- _Problem to work on_:
Quote every line of the data below as it stands, omitting pictures.

━━━━━━━━

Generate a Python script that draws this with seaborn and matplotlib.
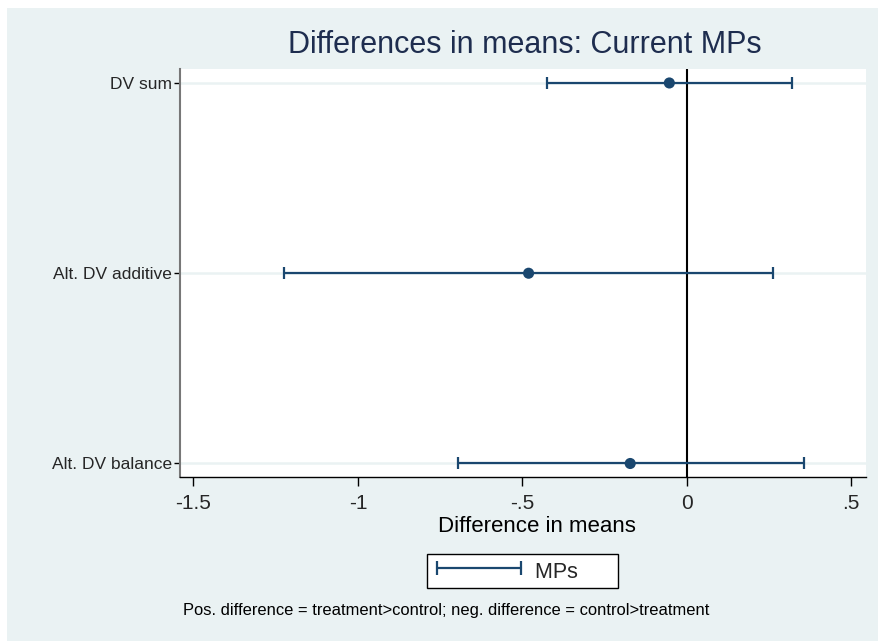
import numpy as np
import pandas as pd
import matplotlib
matplotlib.use("Agg")
import matplotlib.pyplot as plt
import seaborn as sns
from matplotlib.lines import Line2D
from matplotlib.patches import Rectangle

# Estimated differences in means with 95% confidence bounds
outcomes = ["DV sum", "Alt. DV additive", "Alt. DV balance"]
estimates = [-0.053, -0.481, -0.172]
ci_low = [-0.426, -1.225, -0.695]
ci_high = [0.321, 0.261, 0.355]

x_ticks = [-1.5, -1.0, -0.5, 0.0, 0.5]
x_tick_labels = ["-1.5", "-1", "-.5", "0", ".5"]

series_label = "MPs"
title = "Differences in means: Current MPs"
x_title = "Difference in means"
note = "Pos. difference = treatment>control; neg. difference = control>treatment"

BG = "#EAF2F3"
GRID = "#EAF2F3"
NAVY = "#1A476F"
TITLE_COLOR = "#1E2D4F"

df = pd.DataFrame({"outcome": outcomes, "estimate": estimates,
                   "lo": ci_low, "hi": ci_high})
df["pos"] = np.arange(len(df))

sns.set_style("ticks")
plt.rcParams["font.family"] = ["Liberation Sans", "DejaVu Sans"]

W, H = 879, 641
fig = plt.figure(figsize=(W / 100, H / 100), dpi=100, facecolor="white")
fig.patches.append(Rectangle((7 / W, 0), 1 - 7 / W, 1 - 8 / H,
                             transform=fig.transFigure, facecolor=BG,
                             edgecolor="none", zorder=-10))

left, right, top, bottom = 180, 866, 68.7, 477
ax = fig.add_axes([left / W, 1 - bottom / H, (right - left) / W, (bottom - top) / H])
ax.set_facecolor("white")

for p in df["pos"]:
    ax.axhline(p, color=GRID, lw=1.8, zorder=0)
ax.axvline(0, color="black", lw=1.5, zorder=1)

ax.errorbar(df["estimate"], df["pos"],
            xerr=[df["estimate"] - df["lo"], df["hi"] - df["estimate"]],
            fmt="none", ecolor=NAVY, elinewidth=1.6, capsize=4.5,
            capthick=1.6, zorder=2)
sns.scatterplot(data=df, x="estimate", y="pos", ax=ax, color=NAVY, s=64,
                edgecolor="none", zorder=3, legend=False)

ax.set_xlim(-1.541, 0.545)
ax.set_ylim(2.071, -0.075)
ax.set_xticks(x_ticks, x_tick_labels, fontsize=15)
ax.set_yticks(df["pos"], df["outcome"], fontsize=12.5)
ax.tick_params(axis="x", direction="out", length=6.5, width=1, color="black", pad=5.5)
ax.tick_params(axis="y", direction="out", length=4.5, width=1, color="black", pad=1.5)
ax.set_xlabel("")
ax.set_ylabel("")

for side in ("top", "right"):
    ax.spines[side].set_visible(False)
ax.spines["left"].set_color("#777777")
ax.spines["left"].set_linewidth(1.5)
ax.spines["bottom"].set_color("black")
ax.spines["bottom"].set_linewidth(1.0)

fig.text(525 / W, 1 - 45 / H, title, fontsize=22, color=TITLE_COLOR,
         ha="center", va="center")
fig.text(537 / W, 1 - 527 / H, x_title, fontsize=16, color="black",
         ha="center", va="center")

handle = Line2D([], [], color=NAVY, lw=1.6, marker="|", markersize=10,
                markeredgewidth=1.6)
leg = fig.legend(handles=[handle], labels=[series_label + "      "], loc="center",
                 bbox_to_anchor=(522.5 / W, 1 - 571 / H), numpoints=2,
                 frameon=True, fancybox=False, edgecolor="black",
                 facecolor="white", framealpha=1, fontsize=15.5,
                 handlelength=4.5, handleheight=1.5, handletextpad=0.35,
                 borderpad=0.2)
leg.get_frame().set_linewidth(1.0)

fig.text(183 / W, 1 - 610 / H, note, fontsize=11.9, color="black",
         ha="left", va="center")

fig.savefig("out.png", dpi=100, facecolor=fig.get_facecolor())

━━━━━━━━

- _Complete response_:
Generate a Python script that draws this with seaborn and matplotlib.
import numpy as np
import pandas as pd
import matplotlib
matplotlib.use("Agg")
import matplotlib.pyplot as plt
import seaborn as sns
from matplotlib.lines import Line2D
from matplotlib.patches import Rectangle

# Estimated differences in means with 95% confidence bounds
outcomes = ["DV sum", "Alt. DV additive", "Alt. DV balance"]
estimates = [-0.053, -0.481, -0.172]
ci_low = [-0.426, -1.225, -0.695]
ci_high = [0.321, 0.261, 0.355]

x_ticks = [-1.5, -1.0, -0.5, 0.0, 0.5]
x_tick_labels = ["-1.5", "-1", "-.5", "0", ".5"]

series_label = "MPs"
title = "Differences in means: Current MPs"
x_title = "Difference in means"
note = "Pos. difference = treatment>control; neg. difference = control>treatment"

BG = "#EAF2F3"
GRID = "#EAF2F3"
NAVY = "#1A476F"
TITLE_COLOR = "#1E2D4F"

df = pd.DataFrame({"outcome": outcomes, "estimate": estimates,
                   "lo": ci_low, "hi": ci_high})
df["pos"] = np.arange(len(df))

sns.set_style("ticks")
plt.rcParams["font.family"] = ["Liberation Sans", "DejaVu Sans"]

W, H = 879, 641
fig = plt.figure(figsize=(W / 100, H / 100), dpi=100, facecolor="white")
fig.patches.append(Rectangle((7 / W, 0), 1 - 7 / W, 1 - 8 / H,
                             transform=fig.transFigure, facecolor=BG,
                             edgecolor="none", zorder=-10))

left, right, top, bottom = 180, 866, 68.7, 477
ax = fig.add_axes([left / W, 1 - bottom / H, (right - left) / W, (bottom - top) / H])
ax.set_facecolor("white")

for p in df["pos"]:
    ax.axhline(p, color=GRID, lw=1.8, zorder=0)
ax.axvline(0, color="black", lw=1.5, zorder=1)

ax.errorbar(df["estimate"], df["pos"],
            xerr=[df["estimate"] - df["lo"], df["hi"] - df["estimate"]],
            fmt="none", ecolor=NAVY, elinewidth=1.6, capsize=4.5,
            capthick=1.6, zorder=2)
sns.scatterplot(data=df, x="estimate", y="pos", ax=ax, color=NAVY, s=64,
                edgecolor="none", zorder=3, legend=False)

ax.set_xlim(-1.541, 0.545)
ax.set_ylim(2.071, -0.075)
ax.set_xticks(x_ticks, x_tick_labels, fontsize=15)
ax.set_yticks(df["pos"], df["outcome"], fontsize=12.5)
ax.tick_params(axis="x", direction="out", length=6.5, width=1, color="black", pad=5.5)
ax.tick_params(axis="y", direction="out", length=4.5, width=1, color="black", pad=1.5)
ax.set_xlabel("")
ax.set_ylabel("")

for side in ("top", "right"):
    ax.spines[side].set_visible(False)
ax.spines["left"].set_color("#777777")
ax.spines["left"].set_linewidth(1.5)
ax.spines["bottom"].set_color("black")
ax.spines["bottom"].set_linewidth(1.0)

fig.text(525 / W, 1 - 45 / H, title, fontsize=22, color=TITLE_COLOR,
         ha="center", va="center")
fig.text(537 / W, 1 - 527 / H, x_title, fontsize=16, color="black",
         ha="center", va="center")

handle = Line2D([], [], color=NAVY, lw=1.6, marker="|", markersize=10,
                markeredgewidth=1.6)
leg = fig.legend(handles=[handle], labels=[series_label + "      "], loc="center",
                 bbox_to_anchor=(522.5 / W, 1 - 571 / H), numpoints=2,
                 frameon=True, fancybox=False, edgecolor="black",
                 facecolor="white", framealpha=1, fontsize=15.5,
                 handlelength=4.5, handleheight=1.5, handletextpad=0.35,
                 borderpad=0.2)
leg.get_frame().set_linewidth(1.0)

fig.text(183 / W, 1 - 610 / H, note, fontsize=11.9, color="black",
         ha="left", va="center")

fig.savefig("out.png", dpi=100, facecolor=fig.get_facecolor())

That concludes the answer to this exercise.